>> Start RECORDED DATA

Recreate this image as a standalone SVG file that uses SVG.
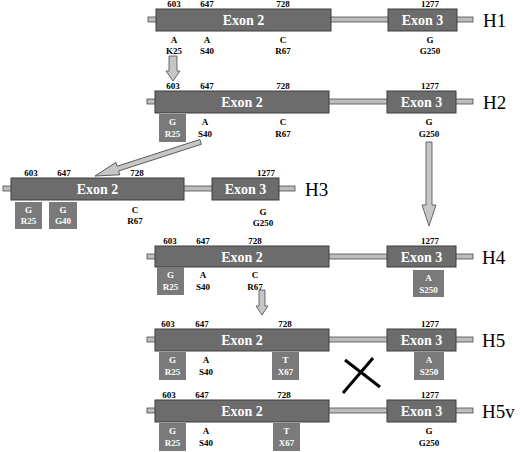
<svg xmlns="http://www.w3.org/2000/svg" width="520" height="452" viewBox="0 0 520 452">
<style>
text{font-family:"Liberation Serif","Times New Roman",serif}
.intron{fill:#bdbdbd;stroke:#4a4a4a;stroke-width:0.8}
.exon{fill:#6c6c6c;stroke:#3c3c3c;stroke-width:1}
.mut{fill:#7a7a7a;stroke:none}
.ex{fill:#fff;font-size:14px;font-weight:bold;text-anchor:middle}
.num{fill:#000;font-size:9px;font-weight:bold;text-anchor:middle}
.lab{fill:#000;font-size:9px;font-weight:bold;text-anchor:middle}
.wlab{fill:#fff;font-size:9px;font-weight:bold;text-anchor:middle}
.h{fill:#000;font-size:19px}
.arrow{fill:#c6c6c6;stroke:#4a4a4a;stroke-width:0.8}
.cross{stroke:#000;stroke-width:3;fill:none}
</style>
<rect width="520" height="452" fill="#fff"/>

<g id="H1">
<rect class="intron" x="148" y="17" width="325" height="5"/>
<rect class="exon" x="156" y="9" width="175" height="22"/>
<rect class="exon" x="388" y="9" width="69" height="22"/>
<text class="ex" x="243.5" y="25">Exon 2</text>
<text class="ex" x="422.5" y="25">Exon 3</text>
<text class="num" x="174" y="7">603</text>
<text class="num" x="207" y="7">647</text>
<text class="num" x="283" y="7">728</text>
<text class="num" x="430" y="7">1277</text>
<text class="lab" x="174" y="43">A</text><text class="lab" x="174" y="54">K25</text>
<text class="lab" x="207" y="43">A</text><text class="lab" x="207" y="54">S40</text>
<text class="lab" x="283" y="43">C</text><text class="lab" x="283" y="54">R67</text>
<text class="lab" x="430" y="43">G</text><text class="lab" x="430" y="54">G250</text>
<text class="h" x="483" y="27">H1</text>
</g>

<g id="H2">
<rect class="intron" x="147" y="99" width="326" height="5"/>
<rect class="exon" x="155" y="91" width="174" height="22"/>
<rect class="exon" x="387" y="91" width="69" height="22"/>
<text class="ex" x="242" y="107">Exon 2</text>
<text class="ex" x="421.5" y="107">Exon 3</text>
<text class="num" x="173" y="89">603</text>
<text class="num" x="207" y="89">647</text>
<text class="num" x="283" y="89">728</text>
<text class="num" x="430" y="89">1277</text>
<rect class="mut" x="159" y="114" width="27" height="28"/>
<text class="wlab" x="172.5" y="125">G</text><text class="wlab" x="172.5" y="137">R25</text>
<text class="lab" x="205" y="125">A</text><text class="lab" x="205" y="137">S40</text>
<text class="lab" x="283" y="125">C</text><text class="lab" x="283" y="137">R67</text>
<text class="lab" x="429" y="125">G</text><text class="lab" x="429" y="137">G250</text>
<text class="h" x="483" y="109">H2</text>
</g>

<g id="H3">
<rect class="intron" x="3" y="186" width="292" height="5"/>
<rect class="exon" x="11" y="178" width="173" height="22"/>
<rect class="exon" x="212" y="178" width="67" height="22"/>
<text class="ex" x="97.5" y="194">Exon 2</text>
<text class="ex" x="245.5" y="194">Exon 3</text>
<text class="num" x="31" y="176">603</text>
<text class="num" x="64" y="176">647</text>
<text class="num" x="137" y="176">728</text>
<text class="num" x="266" y="176">1277</text>
<rect class="mut" x="15" y="202" width="27" height="27"/>
<text class="wlab" x="28.5" y="213">G</text><text class="wlab" x="28.5" y="224">R25</text>
<rect class="mut" x="49" y="202" width="28" height="27"/>
<text class="wlab" x="63" y="213">G</text><text class="wlab" x="63" y="224">G40</text>
<text class="lab" x="135" y="213">C</text><text class="lab" x="135" y="224">R67</text>
<text class="lab" x="263" y="215">G</text><text class="lab" x="263" y="226">G250</text>
<text class="h" x="305" y="196">H3</text>
</g>

<g id="H4">
<rect class="intron" x="147" y="254" width="326" height="5"/>
<rect class="exon" x="155" y="246" width="174" height="21"/>
<rect class="exon" x="387" y="246" width="69" height="21"/>
<text class="ex" x="242" y="262">Exon 2</text>
<text class="ex" x="421.5" y="262">Exon 3</text>
<text class="num" x="170" y="244">603</text>
<text class="num" x="203" y="244">647</text>
<text class="num" x="255" y="244">728</text>
<text class="num" x="430" y="244">1277</text>
<rect class="mut" x="157" y="267" width="27" height="28"/>
<text class="wlab" x="170.5" y="278">G</text><text class="wlab" x="170.5" y="290">R25</text>
<text class="lab" x="203" y="278">A</text><text class="lab" x="203" y="290">S40</text>
<text class="lab" x="255" y="278">C</text><text class="lab" x="255" y="290">R67</text>
<rect class="mut" x="413" y="270" width="31" height="27"/>
<text class="wlab" x="428.5" y="281">A</text><text class="wlab" x="428.5" y="293">S250</text>
<text class="h" x="482" y="264">H4</text>
</g>

<g id="H5">
<rect class="intron" x="147" y="337" width="326" height="5"/>
<rect class="exon" x="155" y="329" width="174" height="22"/>
<rect class="exon" x="387" y="329" width="69" height="22"/>
<text class="ex" x="242" y="345">Exon 2</text>
<text class="ex" x="421.5" y="345">Exon 3</text>
<text class="num" x="168" y="327">603</text>
<text class="num" x="202" y="327">647</text>
<text class="num" x="285" y="327">728</text>
<text class="num" x="430" y="327">1277</text>
<rect class="mut" x="159" y="352" width="27" height="28"/>
<text class="wlab" x="172.5" y="363">G</text><text class="wlab" x="172.5" y="375">R25</text>
<text class="lab" x="206" y="363">A</text><text class="lab" x="206" y="375">S40</text>
<rect class="mut" x="272" y="352" width="27" height="28"/>
<text class="wlab" x="285.5" y="363">T</text><text class="wlab" x="285.5" y="375">X67</text>
<rect class="mut" x="414" y="352" width="30" height="28"/>
<text class="wlab" x="429" y="363">A</text><text class="wlab" x="429" y="375">S250</text>
<text class="h" x="482" y="347">H5</text>
</g>

<g id="H5v">
<rect class="intron" x="147" y="408" width="326" height="5"/>
<rect class="exon" x="155" y="400" width="174" height="22"/>
<rect class="exon" x="387" y="400" width="69" height="22"/>
<text class="ex" x="242" y="416">Exon 2</text>
<text class="ex" x="421.5" y="416">Exon 3</text>
<text class="num" x="169" y="398">603</text>
<text class="num" x="202" y="398">647</text>
<text class="num" x="284" y="398">728</text>
<text class="num" x="430" y="398">1277</text>
<rect class="mut" x="159" y="423" width="27" height="28"/>
<text class="wlab" x="172.5" y="434">G</text><text class="wlab" x="172.5" y="446">R25</text>
<text class="lab" x="206" y="434">A</text><text class="lab" x="206" y="446">S40</text>
<rect class="mut" x="273" y="423" width="27" height="28"/>
<text class="wlab" x="286.5" y="434">T</text><text class="wlab" x="286.5" y="446">X67</text>
<text class="lab" x="429" y="434">G</text><text class="lab" x="429" y="446">G250</text>
<text class="h" x="482" y="418">H5v</text>
</g>

<g id="connectors">
<polygon class="arrow" points="169,56 177,56 177,71 180,71 173,81 166,71 169,71"/>
<polygon class="arrow" transform="translate(95,176) rotate(-17.9)" points="0,0 24,-6.5 24,-2.5 111,-2.5 111,2.5 24,2.5 24,6.5"/>
<polygon class="arrow" points="426,142 432,142 432,205 436,205 429,226 422,205 426,205"/>
<polygon class="arrow" points="259,290 265,290 265,306 268,306 262,315 256,306 259,306"/>
<line class="cross" x1="343" y1="393" x2="373" y2="358"/>
<line class="cross" x1="345" y1="360" x2="380" y2="387"/>
</g>
</svg>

>> End RECORDED DATA

# SHORT TASK
Please write out all of the material above without changing a word, and omit any pictures.

# RESULT OF THE EXERCISE
Recreate this image as a standalone SVG file that uses SVG.
<svg xmlns="http://www.w3.org/2000/svg" width="520" height="452" viewBox="0 0 520 452">
<style>
text{font-family:"Liberation Serif","Times New Roman",serif}
.intron{fill:#bdbdbd;stroke:#4a4a4a;stroke-width:0.8}
.exon{fill:#6c6c6c;stroke:#3c3c3c;stroke-width:1}
.mut{fill:#7a7a7a;stroke:none}
.ex{fill:#fff;font-size:14px;font-weight:bold;text-anchor:middle}
.num{fill:#000;font-size:9px;font-weight:bold;text-anchor:middle}
.lab{fill:#000;font-size:9px;font-weight:bold;text-anchor:middle}
.wlab{fill:#fff;font-size:9px;font-weight:bold;text-anchor:middle}
.h{fill:#000;font-size:19px}
.arrow{fill:#c6c6c6;stroke:#4a4a4a;stroke-width:0.8}
.cross{stroke:#000;stroke-width:3;fill:none}
</style>
<rect width="520" height="452" fill="#fff"/>

<g id="H1">
<rect class="intron" x="148" y="17" width="325" height="5"/>
<rect class="exon" x="156" y="9" width="175" height="22"/>
<rect class="exon" x="388" y="9" width="69" height="22"/>
<text class="ex" x="243.5" y="25">Exon 2</text>
<text class="ex" x="422.5" y="25">Exon 3</text>
<text class="num" x="174" y="7">603</text>
<text class="num" x="207" y="7">647</text>
<text class="num" x="283" y="7">728</text>
<text class="num" x="430" y="7">1277</text>
<text class="lab" x="174" y="43">A</text><text class="lab" x="174" y="54">K25</text>
<text class="lab" x="207" y="43">A</text><text class="lab" x="207" y="54">S40</text>
<text class="lab" x="283" y="43">C</text><text class="lab" x="283" y="54">R67</text>
<text class="lab" x="430" y="43">G</text><text class="lab" x="430" y="54">G250</text>
<text class="h" x="483" y="27">H1</text>
</g>

<g id="H2">
<rect class="intron" x="147" y="99" width="326" height="5"/>
<rect class="exon" x="155" y="91" width="174" height="22"/>
<rect class="exon" x="387" y="91" width="69" height="22"/>
<text class="ex" x="242" y="107">Exon 2</text>
<text class="ex" x="421.5" y="107">Exon 3</text>
<text class="num" x="173" y="89">603</text>
<text class="num" x="207" y="89">647</text>
<text class="num" x="283" y="89">728</text>
<text class="num" x="430" y="89">1277</text>
<rect class="mut" x="159" y="114" width="27" height="28"/>
<text class="wlab" x="172.5" y="125">G</text><text class="wlab" x="172.5" y="137">R25</text>
<text class="lab" x="205" y="125">A</text><text class="lab" x="205" y="137">S40</text>
<text class="lab" x="283" y="125">C</text><text class="lab" x="283" y="137">R67</text>
<text class="lab" x="429" y="125">G</text><text class="lab" x="429" y="137">G250</text>
<text class="h" x="483" y="109">H2</text>
</g>

<g id="H3">
<rect class="intron" x="3" y="186" width="292" height="5"/>
<rect class="exon" x="11" y="178" width="173" height="22"/>
<rect class="exon" x="212" y="178" width="67" height="22"/>
<text class="ex" x="97.5" y="194">Exon 2</text>
<text class="ex" x="245.5" y="194">Exon 3</text>
<text class="num" x="31" y="176">603</text>
<text class="num" x="64" y="176">647</text>
<text class="num" x="137" y="176">728</text>
<text class="num" x="266" y="176">1277</text>
<rect class="mut" x="15" y="202" width="27" height="27"/>
<text class="wlab" x="28.5" y="213">G</text><text class="wlab" x="28.5" y="224">R25</text>
<rect class="mut" x="49" y="202" width="28" height="27"/>
<text class="wlab" x="63" y="213">G</text><text class="wlab" x="63" y="224">G40</text>
<text class="lab" x="135" y="213">C</text><text class="lab" x="135" y="224">R67</text>
<text class="lab" x="263" y="215">G</text><text class="lab" x="263" y="226">G250</text>
<text class="h" x="305" y="196">H3</text>
</g>

<g id="H4">
<rect class="intron" x="147" y="254" width="326" height="5"/>
<rect class="exon" x="155" y="246" width="174" height="21"/>
<rect class="exon" x="387" y="246" width="69" height="21"/>
<text class="ex" x="242" y="262">Exon 2</text>
<text class="ex" x="421.5" y="262">Exon 3</text>
<text class="num" x="170" y="244">603</text>
<text class="num" x="203" y="244">647</text>
<text class="num" x="255" y="244">728</text>
<text class="num" x="430" y="244">1277</text>
<rect class="mut" x="157" y="267" width="27" height="28"/>
<text class="wlab" x="170.5" y="278">G</text><text class="wlab" x="170.5" y="290">R25</text>
<text class="lab" x="203" y="278">A</text><text class="lab" x="203" y="290">S40</text>
<text class="lab" x="255" y="278">C</text><text class="lab" x="255" y="290">R67</text>
<rect class="mut" x="413" y="270" width="31" height="27"/>
<text class="wlab" x="428.5" y="281">A</text><text class="wlab" x="428.5" y="293">S250</text>
<text class="h" x="482" y="264">H4</text>
</g>

<g id="H5">
<rect class="intron" x="147" y="337" width="326" height="5"/>
<rect class="exon" x="155" y="329" width="174" height="22"/>
<rect class="exon" x="387" y="329" width="69" height="22"/>
<text class="ex" x="242" y="345">Exon 2</text>
<text class="ex" x="421.5" y="345">Exon 3</text>
<text class="num" x="168" y="327">603</text>
<text class="num" x="202" y="327">647</text>
<text class="num" x="285" y="327">728</text>
<text class="num" x="430" y="327">1277</text>
<rect class="mut" x="159" y="352" width="27" height="28"/>
<text class="wlab" x="172.5" y="363">G</text><text class="wlab" x="172.5" y="375">R25</text>
<text class="lab" x="206" y="363">A</text><text class="lab" x="206" y="375">S40</text>
<rect class="mut" x="272" y="352" width="27" height="28"/>
<text class="wlab" x="285.5" y="363">T</text><text class="wlab" x="285.5" y="375">X67</text>
<rect class="mut" x="414" y="352" width="30" height="28"/>
<text class="wlab" x="429" y="363">A</text><text class="wlab" x="429" y="375">S250</text>
<text class="h" x="482" y="347">H5</text>
</g>

<g id="H5v">
<rect class="intron" x="147" y="408" width="326" height="5"/>
<rect class="exon" x="155" y="400" width="174" height="22"/>
<rect class="exon" x="387" y="400" width="69" height="22"/>
<text class="ex" x="242" y="416">Exon 2</text>
<text class="ex" x="421.5" y="416">Exon 3</text>
<text class="num" x="169" y="398">603</text>
<text class="num" x="202" y="398">647</text>
<text class="num" x="284" y="398">728</text>
<text class="num" x="430" y="398">1277</text>
<rect class="mut" x="159" y="423" width="27" height="28"/>
<text class="wlab" x="172.5" y="434">G</text><text class="wlab" x="172.5" y="446">R25</text>
<text class="lab" x="206" y="434">A</text><text class="lab" x="206" y="446">S40</text>
<rect class="mut" x="273" y="423" width="27" height="28"/>
<text class="wlab" x="286.5" y="434">T</text><text class="wlab" x="286.5" y="446">X67</text>
<text class="lab" x="429" y="434">G</text><text class="lab" x="429" y="446">G250</text>
<text class="h" x="482" y="418">H5v</text>
</g>

<g id="connectors">
<polygon class="arrow" points="169,56 177,56 177,71 180,71 173,81 166,71 169,71"/>
<polygon class="arrow" transform="translate(95,176) rotate(-17.9)" points="0,0 24,-6.5 24,-2.5 111,-2.5 111,2.5 24,2.5 24,6.5"/>
<polygon class="arrow" points="426,142 432,142 432,205 436,205 429,226 422,205 426,205"/>
<polygon class="arrow" points="259,290 265,290 265,306 268,306 262,315 256,306 259,306"/>
<line class="cross" x1="343" y1="393" x2="373" y2="358"/>
<line class="cross" x1="345" y1="360" x2="380" y2="387"/>
</g>
</svg>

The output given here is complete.